On the East Coast, a higher-than-general-population percentage of neopagans have Roman Catholic or Jewish backgrounds, but figures suggest this is not true nationwide. There is also a very significant overlap in population with science-fiction fandom and the Society for Creative Anachronism.
Politically, neopagans are distributed about the same as the general population, except that whether liberal or conservative they tend to be more individualist and less conformist and moralistic than average. It is therefore not too surprising that the one significant difference in distribution is the presence of a good many more libertarians than one would see in a same-sized chunk of the general population (I particularly register this because I'm a libertarian myself, but non-libertarians have noted the same phenomenon). These complexities are obscured by the fact that the most politically active and visible neopagans are usually ex-hippie left-liberals from the 1960s.
I think the most acute generalization made about pagans as a whole is Margot Adler's observation that they are mostly self-made people, supreme individualists not necessarily in the assertive or egoist sense but because they have felt the need to construct their own culture, their own definitions, their own religious paths, out of whatever came to hand rather than accepting the ones that the mainstream offers.
IV. Where do I find out more?
I have deliberately not said much about mythology, or specific religious practice or aims, or the role of magic and to what extent we practice and 'believe' in it. Any one of those is a topic for another posting; but you can get a lot of information from books. Here's a basic bibliography:
Adler, Margot, Drawing Down the Moon (Random House 1979, hc)
This book is a lucid and penetrating account of who the modern neo-pagans are, what they do and why they do it, from a woman who spent almost two years doing observer-participant journalism in the neo-pagan community.
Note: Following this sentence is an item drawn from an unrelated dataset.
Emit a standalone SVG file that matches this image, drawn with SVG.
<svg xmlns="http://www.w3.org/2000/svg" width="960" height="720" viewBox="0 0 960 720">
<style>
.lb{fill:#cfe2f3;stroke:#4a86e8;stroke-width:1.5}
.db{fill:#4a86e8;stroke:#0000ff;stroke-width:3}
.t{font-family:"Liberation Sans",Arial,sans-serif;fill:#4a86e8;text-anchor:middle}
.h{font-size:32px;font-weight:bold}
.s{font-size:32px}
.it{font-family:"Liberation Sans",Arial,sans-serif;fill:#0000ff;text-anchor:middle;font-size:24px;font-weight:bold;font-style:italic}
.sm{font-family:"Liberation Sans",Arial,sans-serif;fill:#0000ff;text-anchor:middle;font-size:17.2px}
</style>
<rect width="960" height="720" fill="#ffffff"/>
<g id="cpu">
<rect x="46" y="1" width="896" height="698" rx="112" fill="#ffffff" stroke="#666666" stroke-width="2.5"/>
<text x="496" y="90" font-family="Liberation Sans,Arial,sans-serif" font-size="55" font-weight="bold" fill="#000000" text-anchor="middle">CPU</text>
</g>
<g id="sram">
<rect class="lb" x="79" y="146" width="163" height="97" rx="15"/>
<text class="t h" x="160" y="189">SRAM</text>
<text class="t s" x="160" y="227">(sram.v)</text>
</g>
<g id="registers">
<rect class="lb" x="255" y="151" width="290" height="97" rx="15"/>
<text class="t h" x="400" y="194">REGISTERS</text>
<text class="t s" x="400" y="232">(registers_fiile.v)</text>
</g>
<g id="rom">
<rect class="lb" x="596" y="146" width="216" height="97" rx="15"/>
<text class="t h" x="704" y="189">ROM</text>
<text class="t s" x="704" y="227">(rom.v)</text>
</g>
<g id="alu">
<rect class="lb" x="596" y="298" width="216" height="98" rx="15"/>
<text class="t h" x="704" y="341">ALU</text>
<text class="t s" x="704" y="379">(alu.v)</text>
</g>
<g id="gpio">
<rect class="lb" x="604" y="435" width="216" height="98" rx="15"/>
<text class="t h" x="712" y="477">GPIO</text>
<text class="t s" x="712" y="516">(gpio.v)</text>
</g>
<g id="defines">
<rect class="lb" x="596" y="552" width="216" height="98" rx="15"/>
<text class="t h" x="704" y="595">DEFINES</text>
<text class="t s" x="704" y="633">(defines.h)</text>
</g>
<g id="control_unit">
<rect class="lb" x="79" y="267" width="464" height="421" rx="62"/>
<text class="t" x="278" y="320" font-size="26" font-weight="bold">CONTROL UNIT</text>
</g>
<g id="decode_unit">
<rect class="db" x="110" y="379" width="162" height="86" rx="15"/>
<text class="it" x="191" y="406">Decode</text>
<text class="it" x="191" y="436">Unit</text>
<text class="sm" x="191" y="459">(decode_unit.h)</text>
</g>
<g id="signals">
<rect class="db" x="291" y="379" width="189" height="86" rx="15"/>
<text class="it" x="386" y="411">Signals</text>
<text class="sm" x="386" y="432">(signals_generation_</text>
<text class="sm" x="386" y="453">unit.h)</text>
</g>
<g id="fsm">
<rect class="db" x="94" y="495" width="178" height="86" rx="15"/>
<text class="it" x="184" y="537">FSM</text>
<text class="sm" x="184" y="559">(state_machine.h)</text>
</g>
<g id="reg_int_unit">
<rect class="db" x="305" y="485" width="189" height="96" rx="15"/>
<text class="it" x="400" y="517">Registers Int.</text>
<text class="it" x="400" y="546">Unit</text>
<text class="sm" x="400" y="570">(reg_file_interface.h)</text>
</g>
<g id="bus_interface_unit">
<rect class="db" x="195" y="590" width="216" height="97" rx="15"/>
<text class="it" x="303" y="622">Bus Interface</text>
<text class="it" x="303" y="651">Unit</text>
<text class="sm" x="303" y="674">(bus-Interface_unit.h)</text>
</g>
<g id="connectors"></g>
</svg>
Especially valuable because it combines an anthropologist's objectivity with a candid personal account of her own feelings about all she saw and did and how her ideas about the neo-pagans changed under the impact of the experiences she went through. Recommended strongly as a first book on the subject, and it's relatively easy to find. There is now a revised and expanded second edition available.
Starhawk, The Spiral Dance
An anthology of philosophy, poetry, training exercises, ritual outlines and instructive anecdotes from a successful working coven. First-rate as an introduction to the practical aspects of magick and running a functioning circle. Often findable at feminist bookstores.
Campbell, Joseph W., The Masks of God (Viking Books, 1971, pb)
One of the definitive analytical surveys of world mythography -- and readable to boot! It's in 4 volumes:
I. Primitive Mythology
The theoretical framework of these books is a form of pragmatic neo-Jungianism which has enormously influenced the neopagans (we can accurately be described as the practice for which Campbell and Jung were theorizing). Note especially his predictions in vols. I & IV of a revival of shamanic, vision-quest-based religious forms. The recent Penguin pb edition of this book should be available in the Mythology and Folklore selection of any large bookstore.
Bonewits, Isaac, Real Magic (Creative Arts Books, 1979, pb)
A fascinating analytical study of the psychodynamics of ritual and magick. This was Bonewits's Ph.D. thesis for the world's only known doctorate in Magic and Thaumaturgy (UC Berkeley, 1971). Hardest of the five to find but well worth the effort -- an enormously instructive, trenchant and funny book.